I thought for a moment about what the day represented for my 10 year old son, it was his birthday. He had been talking about the roller coasters and how proud he was to be able to ride all of them this year, how he was going to pick the cuisine of our dinner and how ice cream would be a perfect treat to celebrate this awesome day! I stopped and looked at the situation through his eyes and saw a raving lunatic that was yelling about not having enough tissues in her purse in case someone sneezed too much. What was I doing?
While putting my tail between my legs, I started to smile and let go of the panic, (even if it was against my nature to do so), threw a few snacks in the backpack and corralled the troops. It was, after all, the day ten years earlier that I became a mother. Why was I not enjoying in the excitement of which ride was the fastest, of how many rides we can squeeze in before we decided on lunch or how late we were going to stay up that night?

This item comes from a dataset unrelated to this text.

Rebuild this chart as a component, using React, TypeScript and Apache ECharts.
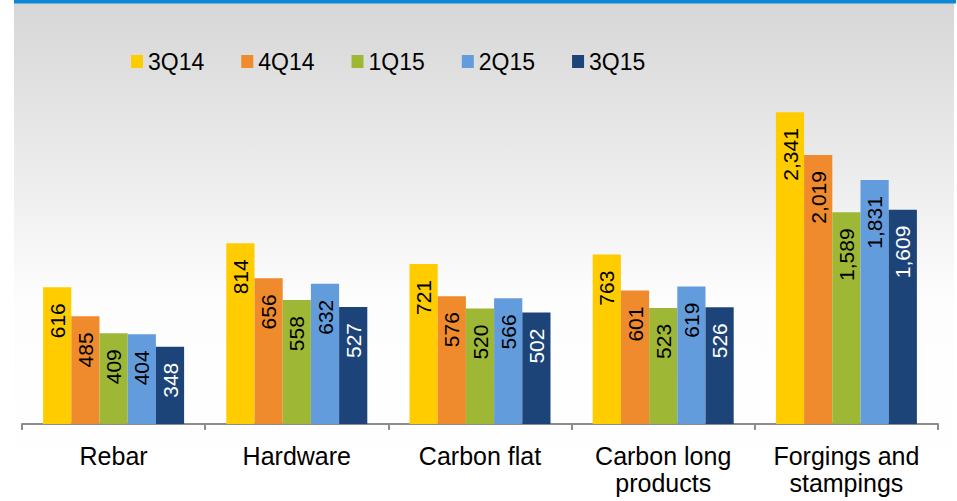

I wasn't going to let this memory sour. It wasn't fair to me and certainly not to my family or my birthday boy. This mom-lesson-learned sticks out to me because I would often get sucked into the craziness of worry and anxiety that a "fun, family day" would entail. I snap back to reality and let go of the struggle and enjoy being a part of the wonderment of this childhood memory-in-the-making. After all, in ten years I don't want my son saying "Remember my 10th birthday when you were upset that we only had 3 bottles of sunscreen instead of 2?"
I came back to my present day worries and made the decision that this was going to be an awesome day!! I did my best to pack everything that we needed and left the rest to the power of the universe to take care of us. Why should I be the one to suffer the anxiety of categorizing "What is everything that can go wrong?", when I wanted to be living "How awesome would it be ifs?" How awesome would it be if we saw 5 back-to-back home runs today? How awesome would it be if we hit no traffic? How awesome would it be if this was the best baseball game I have ever seen? (All of these things happened yesterday, by the way).
What memory are you creating today? I challenge you to make it a good one. Think of all the "How awesome would it be ifs". It will definitely bring a smile to your face and, well, "relax" you.